La mossa italiana arriva dopo alcuni giorni in cui numerosi aerei francesi, inglesi ed egiziani da giorni stanno perlustrando lo spazio aereo libico. In alcuni casi Rafale egiziani, riforniti da aerei cisterna francesi partiti dalla base di Istres , hanno neutralizzato alcuni obiettivi Isis. I “caccia” italiani sono pronti a partire anche solo per illuminare i bersagli da colpire come stanno facendo da mesi i quattro Tornado di stanza nel Kuwait che operano in Iraq. Ma non si tratta di azioni imminenti come ha tenuto a precisare il ministro degli Esteri, Paolo Gentiloni in un’intervista al giornale francese Le Figaro. Secondo il capo della nostra diplomazia nessuna azione militare «è all’ordine del giorno nè oggi nè domani perché farlo equivarrebbe ad ammettere che gli sforzi dei libici sono falliti». Se dovessimo intervenire contro il terrorismo, ha spiegato il capo della Farnesina, «vorremmo farlo su richiesta di un governo libico, per sostenerlo». Ma la creazione di una coalizione contro l’Isis in Libia, sul modello di quella che opera in Iraq e Siria, sarebbe inevitabile, secondo Gentiloni, se dovesse fallire l’intesa promossa dall’Onu per un governo di unità nazionale. Ma per l’inviato Onu Martin Kobler ci sono 8 possibilità su 10 che il governo veda la luce.
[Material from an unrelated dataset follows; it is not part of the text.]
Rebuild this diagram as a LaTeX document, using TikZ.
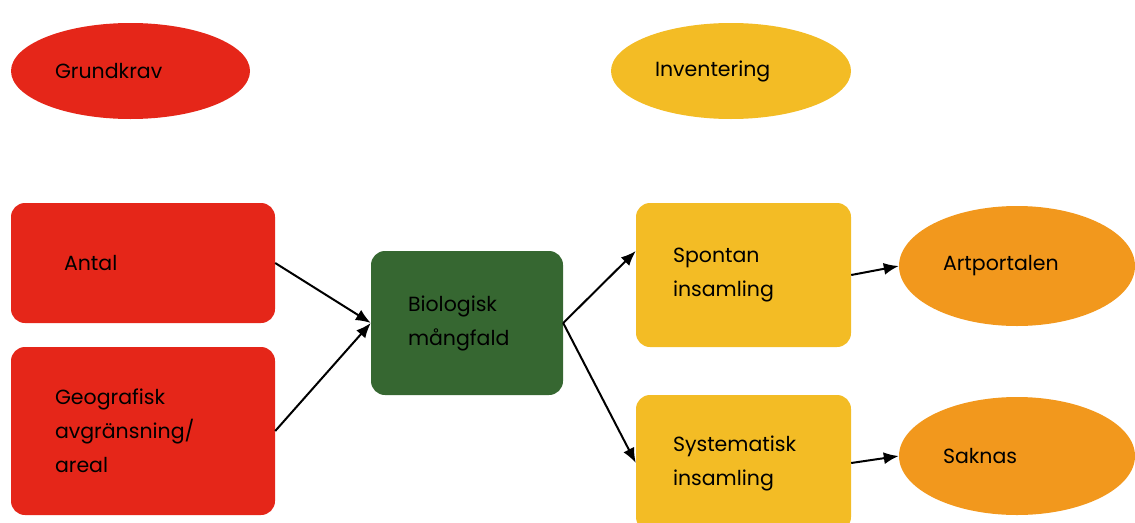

Martedì prossimo la Farnesina ospiterà una riunione di funzionari ad alto livello sulla Libia che già si prefigura come un embrione di “gruppo di contatto”. All’incontro parteciperanno due vicepremier del Consiglio presidenziale, il generale Abdul Rahman Al Taweel che guiderà il nuovo Comitato transitorio per la sicurezza composto da 18 membri e che avrà come interlocutore il generale italiano Paolo Serra, consigliere militare dell’inviato Onu Martin Kobler, e i rappresentanti di ventuno tra organizzazioni internazionali (Onu, Ued, Unione africana) e Paesi come Stati Uniti, Francia, Germania, Spagna, Qatar, Emirati, ossia tutti quelli che hanno preso parte al vertice di Roma del 13 dicembre che ha aperto la strada all’accordo poi raggiunto a Skhirat.

Il lavoro diplomatico per la formazione del nuovo governo di unità nazionale prosegue a Tunisi nella missione Onu. Non mancano difficoltà emerse anche ieri quando due vicepremier del Consiglio presidenziale hanno contestato la decisione del premier designato Fayez al-Sarraj di nominare ben 22 ministri e in particolare tutti quelli con portafoglio economico. Un compromesso sembra si sia trovato, alla fine, con la possibilità di nominare direttamente non più di due, tre ministri.